┌──

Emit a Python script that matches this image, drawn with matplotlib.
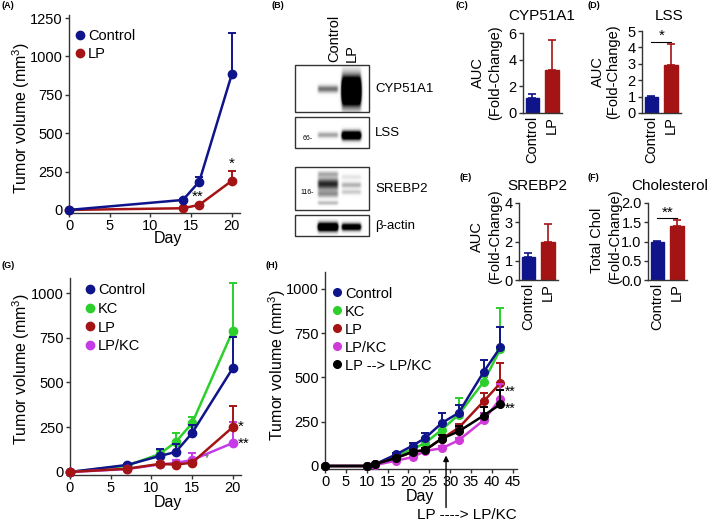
import numpy as np
import matplotlib
matplotlib.use('Agg')
import matplotlib.pyplot as plt
from matplotlib.patches import Rectangle

plt.rcParams['font.family'] = ['Liberation Sans', 'DejaVu Sans']
plt.rcParams['mathtext.fontset'] = 'custom'
plt.rcParams['mathtext.rm'] = 'Liberation Sans'
plt.rcParams['mathtext.it'] = 'Liberation Sans:italic'

W, H = 709, 522

NAVY = '#10148a'
RED = '#a51414'
GREEN = '#2ccf2c'
VIOLET = '#c43ce8'
MAGENTA = '#d03ad8'
BLACK = '#000000'

# ---- (A) tumour growth, Control vs LP
a_days = [0, 14, 16, 20]
a_control = [0, 65, 185, 885]
a_control_err = [0, 8, 30, 270]
a_lp = [0, 11, 33, 190]
a_lp_err = [0, 4, 8, 62]

# ---- (B) blot: boxes, lanes, bands (box, lane, centre y, spread, darkness)
blot_boxes = [(295, 65, 369, 112), (295, 117, 369, 148), (295, 167, 369, 210), (295, 215, 369, 236)]
blot_labels = ['CYP51A1', 'LSS', 'SREBP2', 'β-actin']
lane_x = [(318, 338), (342, 361)]
bands = [
    (0, 0, 89, 2.5, 0.55), (0, 1, 91, 9, 3.0),
    (1, 0, 135, 2, 0.35), (1, 1, 135.5, 3, 1.8),
    (2, 0, 174, 2, 0.3), (2, 0, 184, 4, 0.85), (2, 0, 194, 2.5, 0.4), (2, 0, 203, 1.5, 0.25),
    (2, 1, 177, 2, 0.1), (2, 1, 185, 2, 0.3), (2, 1, 192, 1.8, 0.2),
    (3, 0, 227, 3, 1.8), (3, 1, 227, 2.5, 1.4),
]

# ---- (C)-(F) bars
groups = ['Control', 'LP']
c_mean, c_err = [1.15, 3.2], [0.25, 2.3]
d_mean, d_err = [1.0, 2.95], [0.05, 1.25]
e_mean, e_err = [1.2, 2.0], [0.22, 0.9]
f_mean, f_err = [1.0, 1.4], [0.02, 0.15]

# ---- (G)
g_days = [0, 7, 11, 13, 15, 20]
g_control = [0, 39, 89, 112, 218, 581]
g_control_err = [0, 6, 39, 44, 44, 173]
g_kc = [0, 35, 100, 168, 273, 790]
g_kc_err = [0, 6, 20, 49, 34, 265]
g_lp = [0, 18, 45, 41, 52, 251]
g_lp_err = [0, 4, 8, 8, 12, 118]
g_lpkc = [0, 16, 42, 50, 67, 162]
g_lpkc_err = [0, 4, 8, 16, 39, 117]

# ---- (H)
h_days = [0, 10, 12, 17, 21, 24, 28, 32, 38, 42]
h_control = [0, 0, 10, 65, 115, 158, 243, 300, 531, 670]
h_control_err = [0, 0, 4, 10, 15, 28, 57, 45, 70, 115]
h_kc = [0, 0, 10, 55, 95, 130, 205, 290, 475, 660]
h_kc_err = [0, 0, 4, 10, 12, 18, 25, 95, 25, 230]
h_lp = [0, 0, 10, 45, 80, 90, 155, 215, 365, 468]
h_lp_err = [0, 0, 4, 8, 10, 12, 18, 22, 45, 113]
h_lpkc = [0, 0, 5, 30, 50, 85, 100, 145, 258, 380]
h_lpkc_err = [0, 0, 3, 6, 8, 10, 12, 14, 40, 85]
h_switch = [0, 0, 10, 45, 80, 90, 155, 195, 285, 348]
h_switch_err = [0, 0, 4, 8, 10, 12, 20, 30, 50, 80]
switch_day = 29

fig = plt.figure(figsize=(W / 100, H / 100), dpi=100)


def px_axes(l, t, r, b):
    return fig.add_axes([l / W, 1 - b / H, (r - l) / W, (b - t) / H])


def ftext(x, y, s, **kw):
    fig.text(x / W, 1 - y / H, s, **kw)


def style(ax, fs=10.5):
    for s in ['top', 'right']:
        ax.spines[s].set_visible(False)
    for s in ['left', 'bottom']:
        ax.spines[s].set_linewidth(1.0)
        ax.spines[s].set_color('#333333')
    ax.tick_params(direction='out', length=3, width=1, labelsize=fs, pad=1.5, color='#333333')
    ax.patch.set_alpha(0)


def curve(ax, x, y, err, color, ms=6.0, lw=1.8, z=3):
    cont = ax.errorbar(x, y, yerr=[np.zeros(len(err)), err], fmt='-o', color=color, ms=ms, lw=lw,
                       elinewidth=1.4, capsize=3.2, capthick=1.4, zorder=z)
    for art in cont.get_children():
        art.set_clip_on(False)


def bars(ax, means, errs, ylim, ticks, fmt=None):
    x = np.arange(len(means))
    cols = [NAVY, RED]
    ax.bar(x, means, width=0.68, color=cols, edgecolor=cols)
    for xi, m, e, c in zip(x, means, errs, cols):
        ax.errorbar(xi, m, yerr=[[0], [e]], color=c, capsize=3, elinewidth=1.2, capthick=1.2)
    ax.set_xlim(-0.48, 1.5)
    ax.set_ylim(*ylim)
    ax.set_yticks(ticks)
    if fmt:
        ax.set_yticklabels([fmt % t for t in ticks])
    ax.set_xticks(x)
    ax.set_xticklabels(groups, rotation=90)
    style(ax, 10.5)
    ax.tick_params(axis='x', length=0, pad=2)


# ---------- (A)
axA = px_axes(69, 15, 240, 213)
curve(axA, a_days, a_control, a_control_err, NAVY, z=4)
curve(axA, a_days, a_lp, a_lp_err, RED, z=3)
axA.set_xlim(0, 21)
axA.set_ylim(-20, 1270)
axA.set_xticks([0, 5, 10, 15, 20])
axA.set_yticks([0, 250, 500, 750, 1000, 1250])
style(axA)
axA.text(15.8, 85, '**', fontsize=11, ha='center', va='center')
axA.text(20, 300, '*', fontsize=11, ha='center', va='center')

# ---------- (C)-(F)
axC = px_axes(523, 33, 562, 113)
bars(axC, c_mean, c_err, (0, 6), [0, 2, 4, 6])
axD = px_axes(642, 31, 681, 113)
bars(axD, d_mean, d_err, (0, 5), [0, 1, 2, 3, 4, 5])
axD.plot([0, 1], [4.35, 4.35], color='k', lw=0.8)
axD.text(0.5, 4.3, '*', fontsize=11, ha='center', va='bottom')
axE = px_axes(519, 203, 558, 280)
bars(axE, e_mean, e_err, (0, 4), [0, 1, 2, 3, 4])
axF = px_axes(648, 203, 687, 280)
bars(axF, f_mean, f_err, (0, 2), [0, 0.5, 1.0, 1.5, 2.0], '%.1f')
axF.plot([0, 1], [1.6, 1.6], color='k', lw=0.8)
axF.text(0.5, 1.56, '**', fontsize=11, ha='center', va='bottom')

# ---------- (G)
axG = px_axes(70, 278, 241, 475)
curve(axG, g_days, g_kc, g_kc_err, GREEN, z=2)
curve(axG, g_days, g_control, g_control_err, NAVY, z=3)
curve(axG, g_days, g_lpkc, g_lpkc_err, VIOLET, z=4)
curve(axG, g_days, g_lp, g_lp_err, RED, z=5)
axG.set_xlim(0, 21)
axG.set_ylim(-17, 1084)
axG.set_xticks([0, 5, 10, 15, 20])
axG.set_yticks([0, 250, 500, 750, 1000])
style(axG)
axG.text(20.6, 250, '*', fontsize=11, ha='left', va='center', clip_on=False)
axG.text(20.6, 160, '**', fontsize=11, ha='left', va='center', clip_on=False)
axG.text(16.8, 80, '*', fontsize=7, ha='center', va='center', color='#555555', zorder=6)

# ---------- (H)
axH = px_axes(325, 272, 517, 469)
curve(axH, h_days, h_kc, h_kc_err, GREEN, ms=5.5, z=2)
curve(axH, h_days, h_control, h_control_err, NAVY, ms=5.5, z=3)
curve(axH, h_days, h_lp, h_lp_err, RED, ms=5.5, z=4)
curve(axH, h_days, h_lpkc, h_lpkc_err, MAGENTA, ms=5.5, z=5)
curve(axH, h_days, h_switch, h_switch_err, BLACK, ms=5.5, z=6)
axH.set_xlim(0, 46)
axH.set_ylim(-17, 1096)
axH.set_xticks(range(0, 46, 5))
axH.set_yticks([0, 250, 500, 750, 1000])
style(axH, 10.5)
axH.tick_params(axis='x', pad=1)
axH.text(43.2, 418, '**', fontsize=10, ha='left', va='center', clip_on=False)
axH.text(43.2, 322, '**', fontsize=10, ha='left', va='center', clip_on=False)
axH.annotate('', xy=(switch_day, 75), xytext=(switch_day, -250), xycoords='data',
             arrowprops=dict(arrowstyle='-|>', lw=1.0, color='k', mutation_scale=8),
             annotation_clip=False)

# ---------- axis labels and panel texts
ylab = 'Tumor volume (mm$^{3}$)'
ftext(21, 118, ylab, rotation=90, fontsize=11.5, ha='center', va='center')
ftext(21, 369, ylab, rotation=90, fontsize=11.5, ha='center', va='center')
ftext(277, 365, ylab, rotation=90, fontsize=11.5, ha='center', va='center')
ftext(168, 239, 'Day', fontsize=11.5, ha='center', va='center')
ftext(168, 502, 'Day', fontsize=11.5, ha='center', va='center')
ftext(420, 497, 'Day', fontsize=11.5, ha='center', va='center')
ftext(467, 515, 'LP ----> LP/KC', fontsize=11, ha='center', va='center')

for lab, x, y in [('(A)', 2, 6), ('(B)', 272, 6), ('(C)', 456, 6), ('(D)', 588, 6),
                  ('(E)', 460, 177), ('(F)', 588, 177), ('(G)', 2, 265), ('(H)', 265, 265)]:
    ftext(x, y, lab, fontsize=6.5, fontweight='bold', ha='left', va='center')

ftext(542, 16, 'CYP51A1', fontsize=11, ha='center', va='center')
ftext(669, 16, 'LSS', fontsize=11, ha='center', va='center')
ftext(537, 186, 'SREBP2', fontsize=11, ha='center', va='center')
ftext(670, 186, 'Cholesterol', fontsize=11, ha='center', va='center')
for x, y, s in [(478, 73, 'AUC'), (495, 73, '(Fold-Change)'), (598, 72, 'AUC'), (613, 72, '(Fold-Change)'),
                (477, 237, 'AUC'), (495, 237, '(Fold-Change)'), (597, 240, 'Total Chol'), (615, 237, '(Fold-Change)')]:
    ftext(x, y, s, rotation=90, fontsize=10.5, ha='center', va='center')

# ---------- overlay: blot + legends
ov = fig.add_axes([0, 0, 1, 1], zorder=10)
ov.axis('off')

for bi, (l, t, r, b) in enumerate(blot_boxes):
    xs = np.linspace(l, r, (r - l) * 4)
    ys = np.linspace(t, b, (b - t) * 4)
    dens = np.zeros((len(ys), len(xs)))
    for box, lane, yc, s, d in bands:
        if box != bi:
            continue
        x0, x1 = lane_x[lane]
        hm = 1 / (1 + np.exp(-(xs - x0) / 0.6)) / (1 + np.exp((xs - x1) / 0.6))
        vm = np.exp(-0.5 * ((ys - yc) / s) ** 2)
        dens += d * np.outer(vm, hm)
    img = 1 - np.clip(dens, 0, 1)
    ov.imshow(img, cmap='gray', vmin=0, vmax=1, extent=(l, r, b, t), aspect='auto',
              interpolation='bilinear')
    ov.add_patch(Rectangle((l, t), r - l, b - t, fill=False, lw=1.0, ec='#333333'))
    ov.text(375, (t + b) / 2, blot_labels[bi], fontsize=9.5, ha='left', va='center')

ov.text(313, 139, '66-', fontsize=5, ha='right', va='center')
ov.text(314, 193, '116-', fontsize=5, ha='right', va='center')
ov.text(334, 62, 'Control', rotation=90, fontsize=10.5, ha='center', va='bottom')
ov.text(352, 62, 'LP', rotation=90, fontsize=10.5, ha='center', va='bottom')


def legend(x, y0, dy, labels, colors, ms=6.0):
    for i, (lab, c) in enumerate(zip(labels, colors)):
        y = y0 + i * dy
        ov.plot(x, y, 'o', color=c, ms=ms)
        ov.text(x + 8, y, lab, fontsize=10.5, ha='left', va='center_baseline')


legend(80, 35, 18, ['Control', 'LP'], [NAVY, RED])
legend(90, 289, 18.5, ['Control', 'KC', 'LP', 'LP/KC'], [NAVY, GREEN, RED, VIOLET])
legend(337, 292, 18, ['Control', 'KC', 'LP', 'LP/KC', 'LP --> LP/KC'], [NAVY, GREEN, RED, MAGENTA, BLACK], ms=5.5)

ov.set_xlim(0, W)
ov.set_ylim(H, 0)

fig.savefig('out.png', dpi=100)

└──

**INSTRUCTION:**
Reproduce the material above from its first line through the line containing "g_lpkc_err = [0, 4, 8, 16, 39, 117]", both ends included, and skip every picture.

**COMPLETED TASK:**
Emit a Python script that matches this image, drawn with matplotlib.
import numpy as np
import matplotlib
matplotlib.use('Agg')
import matplotlib.pyplot as plt
from matplotlib.patches import Rectangle

plt.rcParams['font.family'] = ['Liberation Sans', 'DejaVu Sans']
plt.rcParams['mathtext.fontset'] = 'custom'
plt.rcParams['mathtext.rm'] = 'Liberation Sans'
plt.rcParams['mathtext.it'] = 'Liberation Sans:italic'

W, H = 709, 522

NAVY = '#10148a'
RED = '#a51414'
GREEN = '#2ccf2c'
VIOLET = '#c43ce8'
MAGENTA = '#d03ad8'
BLACK = '#000000'

# ---- (A) tumour growth, Control vs LP
a_days = [0, 14, 16, 20]
a_control = [0, 65, 185, 885]
a_control_err = [0, 8, 30, 270]
a_lp = [0, 11, 33, 190]
a_lp_err = [0, 4, 8, 62]

# ---- (B) blot: boxes, lanes, bands (box, lane, centre y, spread, darkness)
blot_boxes = [(295, 65, 369, 112), (295, 117, 369, 148), (295, 167, 369, 210), (295, 215, 369, 236)]
blot_labels = ['CYP51A1', 'LSS', 'SREBP2', 'β-actin']
lane_x = [(318, 338), (342, 361)]
bands = [
    (0, 0, 89, 2.5, 0.55), (0, 1, 91, 9, 3.0),
    (1, 0, 135, 2, 0.35), (1, 1, 135.5, 3, 1.8),
    (2, 0, 174, 2, 0.3), (2, 0, 184, 4, 0.85), (2, 0, 194, 2.5, 0.4), (2, 0, 203, 1.5, 0.25),
    (2, 1, 177, 2, 0.1), (2, 1, 185, 2, 0.3), (2, 1, 192, 1.8, 0.2),
    (3, 0, 227, 3, 1.8), (3, 1, 227, 2.5, 1.4),
]

# ---- (C)-(F) bars
groups = ['Control', 'LP']
c_mean, c_err = [1.15, 3.2], [0.25, 2.3]
d_mean, d_err = [1.0, 2.95], [0.05, 1.25]
e_mean, e_err = [1.2, 2.0], [0.22, 0.9]
f_mean, f_err = [1.0, 1.4], [0.02, 0.15]

# ---- (G)
g_days = [0, 7, 11, 13, 15, 20]
g_control = [0, 39, 89, 112, 218, 581]
g_control_err = [0, 6, 39, 44, 44, 173]
g_kc = [0, 35, 100, 168, 273, 790]
g_kc_err = [0, 6, 20, 49, 34, 265]
g_lp = [0, 18, 45, 41, 52, 251]
g_lp_err = [0, 4, 8, 8, 12, 118]
g_lpkc = [0, 16, 42, 50, 67, 162]
g_lpkc_err = [0, 4, 8, 16, 39, 117]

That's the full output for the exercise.